Recently I noticed that an error in SAS does not automatically lead to wroung outcomes. Look what happens.
I created two tables that are sorted by a field (nummer).
proc import datafile = 'C:\Users\tomva\SynologyDrive\SAS\input.xlsx'
dbms=xlsx out=input replace;
proc means data=input sum noprint;
output out=sumtot sum=;
data sumtot(drop=_type_ _freq_); set sumtot(rename=(aantal=sum_aantal)); run;
proc sort data=sumtot;by nummer;run;
proc sort data=input;by nummer;run;
I then decided to join the tables on [nummer], the very field that is used to sort the records upon.
I did this in two steps.
proc datasets library=work noprint;
index create nummer;
set sumtot key=nummer;
aandeel = aantal/sum_aantal;
The output looked as I expected.
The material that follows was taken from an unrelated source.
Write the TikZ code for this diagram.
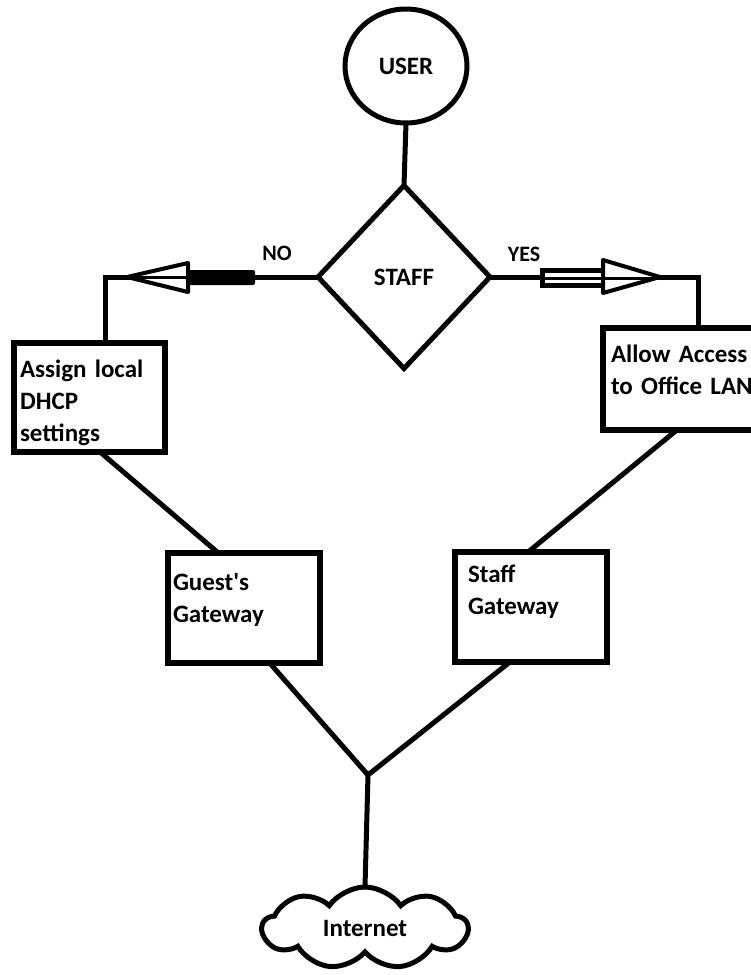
\documentclass[tikz,border=0pt]{standalone}
\usepackage{fontspec}
\setmainfont{Carlito}
\usetikzlibrary{shapes.geometric,shapes.symbols}
\tikzset{conn/.style={line width=5pt, line cap=round},
         procbox/.style={draw, line width=6pt, inner sep=0pt, outer sep=0pt,
                         anchor=base west, align=left},
         fathead/.style={line width=4pt, fill=white, line join=round},
         lbl/.style={font=\fontsize{22}{26}\selectfont\bfseries}}

\begin{document}
\begin{tikzpicture}[x=1pt,y=-1pt,font=\fontsize{25}{32}\selectfont\bfseries]
  \useasboundingbox (0,0) rectangle (751,975);
  \clip (0,0) rectangle (751,975);

  \node[ellipse, draw, line width=5pt, minimum width=122pt, minimum height=114pt,
        inner sep=0pt, outer sep=0pt] (user) at (406,66) {USER};
  \node[diamond, draw, line width=5pt, minimum width=172pt, minimum height=183pt,
        inner sep=0pt, outer sep=0pt] (staff) at (404,277) {STAFF};

  \node[procbox, inner xsep=6pt, text width=139pt, text height=34pt, text depth=75pt]
       (dhcp) at (14,377) {Assign local\\DHCP\\settings};
  \node[procbox, inner xsep=8pt, text width=161pt, text height=34pt, text depth=68pt]
       (allow) at (603,362) {Allow Access\\to Office LAN};
  \node[procbox, inner xsep=5pt, text width=142pt, text height=37pt, text depth=73pt]
       (guest) at (168,590) {Guest\textquotesingle s\\Gateway};
  \node[procbox, inner xsep=13pt, text width=126pt, text height=30pt, text depth=80pt]
       (staffgw) at (455,582) {Staff\\Gateway};

  \node[cloud, draw, line width=5pt, cloud puffs=9, cloud puff arc=110, aspect=2.4,
        minimum width=205pt, minimum height=82pt, inner sep=0pt, outer sep=0pt]
       (net) at (365,928) {Internet};

  \coordinate (noturn) at (105,277);
  \coordinate (yesturn) at (698,277);
  \coordinate (join) at (368,775);

  % connectors
  \draw[conn] (user.south) -- (staff.north);
  \draw[conn] (staff.west) -- (noturn) -- (noturn |- dhcp.north);
  \draw[conn] (staff.east) -- (yesturn) -- (yesturn |- allow.north);
  \draw[conn] (dhcp.-79) -- (guest.115);
  \draw[conn] (allow.-106) -- (staffgw.93);
  \draw[conn] (guest.-65) -- (join) -- (staffgw.-111);
  \draw[conn] (join) -- (net.north);

  \node[lbl] (nolbl) at (277,253) {NO};
  \node[lbl] (yeslbl) at (524,254) {YES};

  % the two block arrows
  \fill[rounded corners=2pt] (188,270) rectangle (255,285);
  \draw[fathead] (127,277) -- (188,263) -- (188,292) -- cycle;
  \draw[line width=3pt] (127,277) -- (188,277);

  \draw[line width=5pt, fill=white] (542,270) rectangle (603,285);
  \draw[fathead] (603,260) -- (660,277) -- (603,293) -- cycle;
  \draw[line width=3pt] (542,278) -- (660,278);
\end{tikzpicture}
\end{document}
But then I saw in the logfile something strange: a warning saying that several records were not matched due to absence of data:
nummer=1 aantal=15 teller=2 sum_aantal=25 aandeel=0.6 ERROR=1 IORC=1230015 N=2
nummer=2 aantal=13 teller=4 sum_aantal=43 aandeel=0.3023255814 ERROR=1 IORC=1230015 N=4
nummer=2 aantal=18 teller=5 sum_aantal=43 aandeel=0.4186046512 ERROR=1 IORC=1230015 N=5
This can be explained by the fact that we have an n to 1 join, whereby in the first match a record from the n side is read along with a record from the 1 side. In the next round, another record from the n-side is read but no other record in the 1 side is found that matches the record. Therefore the old values are retained and subsequently written as the run statement is encountered.